We implemented a simple Python process that has user details as part of its configuration. It starts up a copy of Prodigy for each configured user and makes sure it stays up.

Each instance was given the same label, CLAIM, and a user-specific dataset name. They also get their own statically determined port to allow the proxy server, described below, to know where to route volunteers.

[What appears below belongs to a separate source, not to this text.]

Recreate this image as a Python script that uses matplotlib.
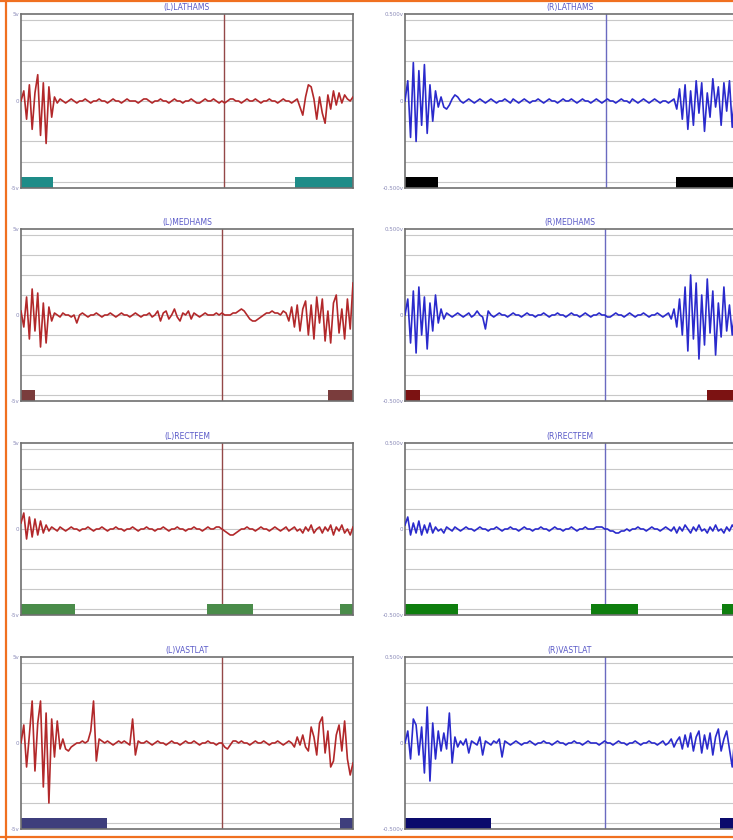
import numpy as np
import matplotlib.pyplot as plt
from matplotlib.lines import Line2D

muscles = ['LATHAMS', 'MEDHAMS', 'RECTFEM', 'VASTLAT']
vlines = [61.0, 60.5, 60.5, 60.5]
left_ylabels = ['5v', '0', '-5v']
right_ylabels = ['0.500v', '0', '-0.500v']

# EMG traces, in tenths of a grid division, even time steps over 0-100 %
lathams_l = [0, 5, -9, 8, -14, 4, 13, -17, 9, -21,
             7, -8, 2, -1, 1, 0, -1, 0, 1, 0,
             -1, 0, 0, 1, 0, -1, 0, 0, 1, 0,
             0, -1, 0, 1, 0, 0, -1, 0, 1, 0,
             0, 0, -1, 0, 1, 1, 0, -1, 0, 0,
             1, 0, 0, -1, 0, 1, 0, 0, -1, 0,
             0, 1, 0, -1, -1, 0, 1, 0, 0, 1,
             0, -1, 0, -1, 0, 1, 1, 0, 0, -1,
             0, 1, 0, 0, 1, 0, -1, 0, 0, 1,
             0, 0, -1, 0, 1, 0, 0, -1, 0, 1,
             -3, -7, 2, 8, 7, 1, -9, 2, -6, -11,
             3, -4, 5, -2, 4, -1, 3, 1, 0, 2]
lathams_r = [0, 10, -18, 19, -20, 15, -12, 18, -16, 8,
             -10, 5, -3, 2, -3, -4, -2, 1, 3, 2,
             0, -1, 0, 1, 0, -1, 0, 1, 0, -1,
             0, 1, 0, -1, 0, 0, 1, 0, -1, 1,
             0, -1, 0, 1, 0, -1, 0, 0, 1, 0,
             -1, 0, 1, 0, 0, -1, 0, 1, 0, 0,
             1, 0, -1, 0, 1, 0, 0, -1, 0, 1,
             0, -1, 0, 1, 0, 0, -1, 0, 1, 0,
             0, -1, 1, 0, -1, 0, 1, 0, -1, 0,
             1, 0, -1, 0, 0, -1, 0, 1, -4, 6,
             -9, 8, -14, 5, -12, 10, -6, 9, -15, 4,
             -8, 11, -3, 7, -12, 9, -5, 10, -13, 6]
medhams_l = [2, -6, 9, -12, 13, -8, 11, -16, 6, -14,
             4, -3, 1, 0, -1, 1, 0, 0, -1, 0,
             -4, 0, 1, 0, -1, 0, 0, 1, 0, -1,
             0, 0, 1, 0, -1, 0, 1, 0, 0, -1,
             0, 1, 0, -1, 0, 0, 1, -1, 0, 2,
             -3, 1, 2, -2, 0, 3, -1, -3, 1, 0,
             2, -2, 1, 0, -1, 0, 1, 0, 0, 0,
             1, 0, 1, 0, 0, 0, 1, 1, 2, 3,
             2, 0, -2, -3, -3, -2, -1, 0, 1, 1,
             2, 1, 1, 0, 2, 1, -3, 4, -6, 5,
             -8, 3, 7, -10, 5, -12, 9, -4, 8, -13,
             2, -14, 6, 10, -9, 3, -12, 8, -7, 16]
medhams_r = [0, 8, -14, 12, -19, 14, -10, 9, -17, 6,
             -8, 10, -4, 3, -2, 1, 0, -1, 0, 1,
             0, -1, 0, 1, -1, 0, 2, 0, -1, -7,
             2, 0, -1, 0, 1, 0, 0, -1, 0, 1,
             0, 0, -1, 0, 1, 0, 0, -1, 0, 0,
             1, 0, -1, 0, 0, 1, 0, 0, -1, 0,
             1, 0, 0, -1, 0, 1, 0, -1, 0, 0,
             1, 0, 0, -1, -1, 0, 1, 0, 0, -1,
             0, 1, 0, -1, 0, 0, 1, 0, -1, 0,
             0, 1, 0, -1, 0, 1, -2, 3, -6, 8,
             -10, 14, -18, 20, -12, 16, -22, 10, -15, 18,
             -9, 12, -20, 6, -11, 14, -8, 5, -10, 4]
rectfem_l = [3, 8, -5, 6, -4, 5, -3, 4, -2, 2,
             -1, 1, 0, -1, 1, 0, -1, 0, 1, 0,
             0, -1, 0, 0, 1, 0, -1, 0, 0, 1,
             0, -1, 0, 0, 1, 0, 0, -1, 0, 0,
             1, 0, -1, 0, 0, 1, 0, 0, -1, 0,
             0, 1, 0, -1, 0, 0, 1, 0, 0, -1,
             0, 0, 1, 0, 0, -1, 0, 1, 0, 0,
             1, 1, 0, -1, -2, -3, -3, -2, -1, 0,
             0, 1, 0, 0, -1, 0, 1, 0, 0, -1,
             0, 1, 0, -1, 0, 1, -1, 0, 1, -1,
             0, -2, 1, -1, 2, -2, 0, 1, -2, 1,
             -1, 2, -3, 1, -1, 2, -2, 0, -3, 1]
rectfem_r = [2, 6, -3, 3, -2, 4, -3, 2, -2, 3,
             -2, 1, -1, 0, -2, 1, 0, -1, 1, 0,
             -1, 0, 1, 0, 0, -1, 0, 1, 0, 0,
             -1, 0, 0, 1, 0, -1, 0, 0, 1, 0,
             0, -1, 0, 1, 0, 0, -1, 0, 0, 1,
             0, 0, -1, 0, 1, 0, 0, -1, 0, 0,
             1, 0, -1, 0, 0, 1, 0, 0, 0, 1,
             1, 1, 0, 0, -1, -1, -2, -2, -1, -1,
             0, -1, 0, 0, 1, 0, 0, -1, 0, 1,
             0, 0, -1, 0, 1, 0, -1, 1, -2, 1,
             -1, 2, 0, -2, 1, -1, 2, -1, 0, -2,
             1, -1, 2, -1, 0, -2, 1, -1, 2, 0]
vastlat_l = [0, 9, -12, 4, 21, -14, 10, 21, -22, 15,
             -30, 12, -7, 11, -3, 2, -3, -4, -2, -1,
             0, 0, 1, 0, 1, 6, 21, -9, 2, 1,
             0, 1, 0, -1, 0, 1, 0, 1, 0, -1,
             12, -6, 1, 0, 0, 1, 0, -1, 0, 1,
             0, 0, -1, 0, 1, 0, 0, -1, 0, 1,
             0, 0, 1, 0, -1, 0, 0, 1, 0, 0,
             -1, 0, 0, -2, -3, -1, 1, 1, 0, 1,
             0, 0, -1, 0, 1, 0, 0, 1, 0, -1,
             0, 0, 1, 0, -1, 0, 1, 0, -2, 3,
             -1, 4, -2, -4, 8, 3, -6, 10, 13, -5,
             6, -12, -9, 4, 9, -4, 11, -8, -16, -10]
vastlat_r = [0, 6, -8, 12, 9, -6, 8, -15, 18, -19,
             10, -8, 6, -4, 5, -3, 15, -10, 3, -2,
             1, -1, 2, -5, 1, 0, -1, 3, -6, 1,
             0, -1, 1, 0, 2, -7, 1, 0, -1, 0,
             1, 0, -1, 0, 0, 1, 0, -1, 0, 0,
             1, 0, 0, -1, 0, 1, 0, 0, -1, 0,
             0, 1, 0, 0, -1, 0, 1, 0, 0, 0,
             -1, 0, 1, 0, 0, -1, 0, 1, 0, 0,
             -1, 0, 0, 1, 0, -1, 0, 0, 1, 0,
             0, -1, 0, 1, -1, 0, 2, -2, 1, 3,
             -3, 4, -2, 5, -4, 3, 6, -5, 4, -3,
             5, -6, 3, 7, -4, 2, 6, -3, -12, 4]

# activity windows (start, end) in % of cycle
bars_l = [[(0, 9.6), (82.5, 100)],
          [(0, 4.2), (92.5, 100)],
          [(0, 16.3), (56, 70), (96, 100)],
          [(0, 26), (96, 100)]]
bars_r = [[(0, 10), (82, 100)],
          [(0, 4.5), (91.5, 100)],
          [(0, 16), (56.5, 70.5), (96, 100)],
          [(0, 26), (95.5, 100)]]

traces_l = [lathams_l, medhams_l, rectfem_l, vastlat_l]
traces_r = [lathams_r, medhams_r, rectfem_r, vastlat_r]
barcol_l = ['#1e8c88', '#7a3c3c', '#4a8c4a', '#3e3e7c']
barcol_r = ['#000000', '#7c1212', '#0e7e0e', '#0a0a6c']

W, H = 733, 840
fig = plt.figure(figsize=(W / 100, H / 100), dpi=100)

def px(left, top, w, h):
    return [left / W, 1 - (top + h) / H, w / W, h / H]

tops = [14, 229, 443, 657]
heights = [174, 172, 172, 172]

def panel(rect, y, bars, barcol, trace_col, vcol, title, ylabels, vline):
    ax = fig.add_axes(rect)
    x = np.linspace(0, 100, len(y))
    for k in range(-4, 5):
        ax.axhline(k * 10, color='#c8c8c8', lw=0.8, zorder=0)
    ax.axvline(vline, color=vcol, lw=1.0, zorder=1)
    ax.broken_barh([(s, e - s) for s, e in bars], (-43, 5.4),
                   facecolors=barcol, zorder=2)
    ax.plot(x, y, color=trace_col, lw=1.2, zorder=3)
    ax.set_xlim(0, 100)
    ax.set_ylim(-43, 43)
    ax.set_xticks([])
    ax.set_yticks([43, 0, -43])
    ax.set_yticklabels(ylabels, fontsize=4, color='#8a8ab8')
    ax.tick_params(axis='y', length=0, pad=1)
    for s in ax.spines.values():
        s.set_color('#707070')
        s.set_linewidth(1.2)
    ax.set_title(title, fontsize=5.5, color='#5a5ac8', pad=3)
    return ax

for i in range(4):
    panel(px(21, tops[i], 332, heights[i]), traces_l[i],
          bars_l[i], barcol_l[i], '#b2282a', '#944848',
          '(L)' + muscles[i], left_ylabels, vlines[i])
    panel(px(405, tops[i], 330, heights[i]), traces_r[i],
          bars_r[i], barcol_r[i], '#2a2acc', '#6a6ac0',
          '(R)' + muscles[i], right_ylabels, vlines[i])

# orange frame of the page
fig.add_artist(Line2D([6 / W, 6 / W], [0, 1], color='#f07020', lw=1.6))
fig.add_artist(Line2D([0, 1], [1 - 1 / H, 1 - 1 / H], color='#f07020', lw=1.6))
fig.add_artist(Line2D([0, 1], [3 / H, 3 / H], color='#f07020', lw=1.6))

fig.savefig('out.png', dpi=100)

This worked seamlessly. The main downside of this approach is that it needs a lot of memory. At the moment, we have 90 volunteers live with the corresponding 90 Prodigy instances which altogether adds up to 5.5 GB of memory.

The Proxy Server

We decided we wanted to send each volunteer a username and password which would allow them access to their own copy of Prodigy. So we needed something that would authenticate these access details and route requests to the correct copy of Prodigy. A simple Python process written using Flask achieved this aim.

The Task Server

To achieve the flexibility in serving tasks live to multiple volunteers we implemented a task web service. The task server exposes a pair of endpoints, one to allow the prodigy instances to get tasks, and the other allowing us to submit tasks to be served.

The task server was smart enough to handle our requirements around serving specific tasks. We used a combination of Python logic and Postgres views (an open source database) to extract enough information from the Prodigy database to implement our requirements.

Our recipe for customising Prodigy

Here's a demo of Prodigy out of the box. Here’s what a volunteer saw when they signed in with our customised version:

We got rid of some of the buttons at the bottom better suited to active learning. We're planning on bringing those back quite soon when we move onto the next stage of our work.

This task came with a lot of guidance on how to classify the sentences. In the space of a few weeks we managed to collect 25,000+ annotations. We’ll be publishing the results of our findings soon, but what's certain is we wouldn't have got as far as we have without Prodigy, our amazing volunteers who donated hours and hours, and to all the people who donate to keep Full Fact running. Thank you!